Chances are, those people will accept the paper and not get the coins within the year. Jack will pay back after a year, and all is fine.

But i can also write 10 such papers, lend 500$ and be fine. (Profit increases tenfold this way) If the people pay me back, I’m good. My only problem occurs if too many cannot pay me back and suddenly i, the bank, owe more than i have.

Last time i checked, banks in Europe needed about 11% of the capital they lend, which means for every 11$ they actually owned, they could lend out 100$. And that’s after-banking-crisis rules…

As for your edit:
Now more money exists because money is bound to some value let’s take gold ingots (which is no longer true, but for eli5..). You did up some gold, smelt ingots, put them in a bank vault, print an according number of paper dollars.
Now you have more money than a year ago, in this world.

Anonymous 0 Comments

Honestly i alway knew that bank was capable of making money like a money tree. Its why we got such inflation to where it gotten as bad as it gets.

There no standard on min or maximum its all relative to population and fools to control. Obviously with current trend higher the population = more money for the elite

Anonymous 0 Comments

Another way to think of it is that dollars are created when you put the dollars in the bank, and it’s our fault.

Say I have a $100 bill. There is $100 total. End of story. Simple.

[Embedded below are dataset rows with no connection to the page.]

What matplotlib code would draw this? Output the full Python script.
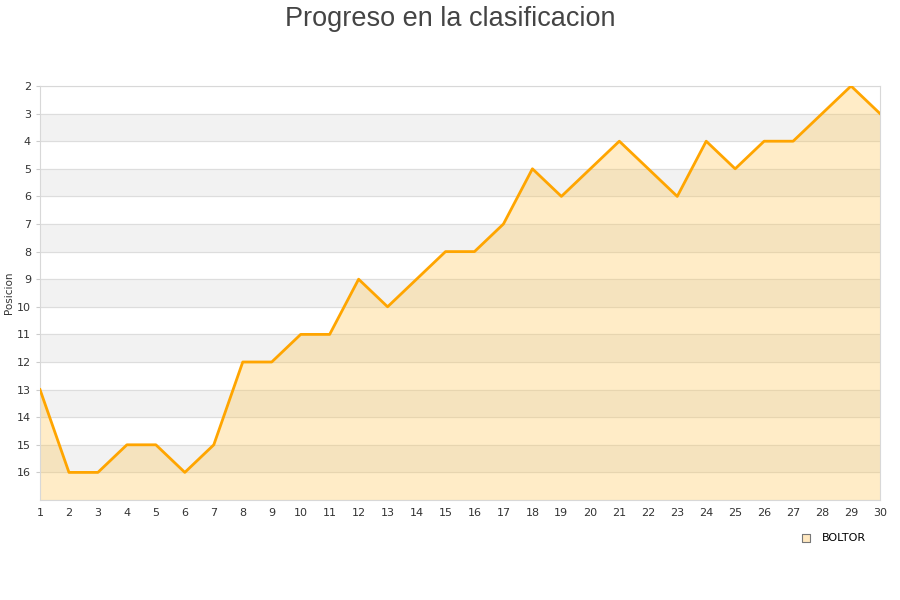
import numpy as np
import matplotlib
matplotlib.use("Agg")
import matplotlib.pyplot as plt

jornadas = list(range(1, 31))
posiciones = [13, 16, 16, 15, 15, 16, 15, 12, 12, 11, 11, 9, 10, 9, 8,
              8, 7, 5, 6, 5, 4, 5, 6, 4, 5, 4, 4, 3, 2, 3]
equipo = "BOLTOR"
y_ticks = list(range(2, 17))

fig = plt.figure(figsize=(9, 6), dpi=100)
ax = fig.add_axes([40 / 900, 1 - 500 / 600, 840 / 900, 414 / 600])

# alternate grey bands
for lo in range(3, 17, 2):
    ax.axhspan(lo, lo + 1, color="#f2f2f2", zorder=0)
for y in range(2, 18):
    ax.axhline(y, color="#dddddd", linewidth=0.8, zorder=1)

ax.fill_between(jornadas, posiciones, 17, color="#ffc348", alpha=0.3,
                linewidth=0, zorder=2)
ax.plot(jornadas, posiciones, color="#ffa500", linewidth=2.0, zorder=3)

ax.set_xlim(1, 30)
ax.set_ylim(17, 2)
ax.set_xticks(jornadas)
ax.set_yticks(y_ticks)
ax.tick_params(axis="both", labelsize=8, colors="#333333", length=3,
               color="#cccccc")
ax.tick_params(axis="x", length=0, pad=6)
for s in ax.spines.values():
    s.set_color("#d8d8d8")
    s.set_linewidth(0.8)

ax.set_ylabel("Posicion", fontsize=7.5, color="#333333", labelpad=2)
fig.text(0.5, 0.99, "Progreso en la clasificacion", ha="center", va="top",
         fontsize=19.5, color="#444444", family="Liberation Sans")

ax.scatter([], [], marker="s", s=40, facecolor="#ffe8c0",
           edgecolor="#777777", linewidth=0.8, label=equipo)
ax.legend(loc="upper right", bbox_to_anchor=(0.995, -0.055), frameon=False,
          fontsize=8, handletextpad=0.4, markerscale=1)

fig.savefig("out.png", dpi=100)
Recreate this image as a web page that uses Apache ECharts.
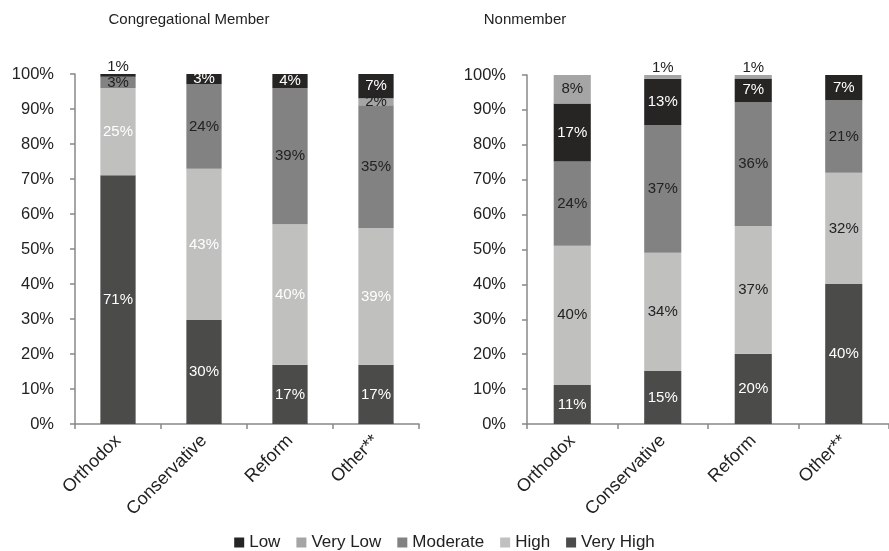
<!DOCTYPE html>
<html>
<head>
<meta charset="utf-8">
<script src="https://cdn.jsdelivr.net/npm/echarts@6/dist/echarts.min.js"></script>
<style>html,body{margin:0;padding:0;background:#fff}#c{width:889px;height:551px}</style>
</head>
<body>
<div id="c"></div>
<script>
var categories = ['Orthodox', 'Conservative', 'Reform', 'Other**'];
var yTicks = [0, 10, 20, 30, 40, 50, 60, 70, 80, 90, 100];

// Congregational Member (percent)
var memVeryHigh = [71.1, 29.7, 16.9, 16.9];
var memHigh     = [24.9, 43.2, 40.2, 39.1];
var memModerate = [3.2, 24.2, 38.9, 35.1];
var memVeryLow  = [0, 0, 0, 2.0];
var memLow      = [0.8, 2.9, 4.0, 6.9];

// Nonmember (percent)
var nonVeryHigh = [11.2, 15.2, 20.1, 40.1];
var nonHigh     = [39.9, 33.9, 36.6, 31.9];
var nonModerate = [24.1, 36.6, 35.5, 20.8];
var nonLow      = [16.6, 13.2, 6.8, 7.2];
var nonVeryLow  = [8.2, 1.1, 1.0, 0];

var colors = {
  'Low': '#262524',
  'Very Low': '#a5a5a5',
  'Moderate': '#828282',
  'High': '#c0c1bf',
  'Very High': '#4b4b49'
};
var FONT = 'Liberation Sans, Arial, sans-serif';

function mkSeries(name, vals, gi, stack, labelColor, isTop) {
  return {
    type: 'bar', name: name, stack: stack,
    xAxisIndex: gi, yAxisIndex: gi,
    barWidth: '41%',
    itemStyle: { color: colors[name] },
    label: {
      show: true, position: 'inside', color: labelColor,
      fontFamily: FONT, fontSize: 15,
      formatter: function (p) { return p.value > 0 ? Math.round(p.value) + '%' : ''; }
    },
    data: vals.map(function (v) {
      if (isTop && v > 0 && v < 1.5) {
        return { value: v, label: { position: 'top', color: '#222', distance: 0 } };
      }
      return v;
    })
  };
}

function xAxis(gi) {
  return {
    type: 'category', gridIndex: gi, data: categories,
    axisLine: { lineStyle: { color: '#888', width: 1.5 } },
    axisTick: { show: true, length: 5, lineStyle: { color: '#888', width: 1.5 } },
    axisLabel: { rotate: 45, color: '#222', fontFamily: FONT, fontSize: 18, margin: 14, interval: 0 }
  };
}
function yAxis(gi) {
  return {
    type: 'value', gridIndex: gi, min: 0, max: 100, interval: 10,
    splitLine: { show: false },
    axisLine: { show: true, lineStyle: { color: '#888', width: 1.5 } },
    axisTick: { show: true, length: 5, lineStyle: { color: '#888', width: 1.5 } },
    axisLabel: { color: '#222', fontFamily: FONT, fontSize: 16.5, margin: 21,
      formatter: function (v) { return yTicks.indexOf(v) >= 0 ? v + '%' : ''; } }
  };
}

var chart = echarts.init(document.getElementById('c'), null, { renderer: 'canvas' });
chart.setOption({
  animation: false,
  backgroundColor: '#fff',
  title: [
    { text: 'Congregational Member', left: 184, top: 7, textAlign: 'center',
      textStyle: { fontFamily: FONT, fontSize: 15, fontWeight: 'normal', color: '#222' } },
    { text: 'Nonmember', left: 520, top: 7, textAlign: 'center',
      textStyle: { fontFamily: FONT, fontSize: 15, fontWeight: 'normal', color: '#222' } }
  ],
  legend: {
    data: ['Low', 'Very Low', 'Moderate', 'High', 'Very High'],
    left: 'center', top: 529,
    itemWidth: 10, itemHeight: 10, itemGap: 16, icon: 'rect',
    textStyle: { fontFamily: FONT, fontSize: 17, color: '#222' }
  },
  grid: [
    { left: 75, top: 74, width: 344, height: 350 },
    { left: 527, top: 75, width: 362, height: 349 }
  ],
  xAxis: [xAxis(0), xAxis(1)],
  yAxis: [yAxis(0), yAxis(1)],
  series: [
    mkSeries('Very High', memVeryHigh, 0, 'm', '#fff', false),
    mkSeries('High', memHigh, 0, 'm', '#fff', false),
    mkSeries('Moderate', memModerate, 0, 'm', '#222', false),
    mkSeries('Very Low', memVeryLow, 0, 'm', '#222', false),
    mkSeries('Low', memLow, 0, 'm', '#fff', true),
    mkSeries('Very High', nonVeryHigh, 1, 'n', '#fff', false),
    mkSeries('High', nonHigh, 1, 'n', '#222', false),
    mkSeries('Moderate', nonModerate, 1, 'n', '#222', false),
    mkSeries('Low', nonLow, 1, 'n', '#fff', false),
    mkSeries('Very Low', nonVeryLow, 1, 'n', '#222', true)
  ]
});
</script>
</body>
</html>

Now I go to the bank and I put it in my account. Now I have a bank account that says $100 on the screen, and the bank has $100. I don’t have $100 any more, just a bank account that says I do. The bank has all the money, which is $100.

But if I start counting my bank account as actual money, then I’m double-counting. I count the $100 account as $100 and I also count the bank’s $100 bill as $100, which adds up to $200 in total.

Anonymous 0 Comments

Duncan deposits $1000 in his savings account. The bank now has $1000 they can lend to Malcolm. Duncan’s account still says it has $1000 in it. Now there are $2000.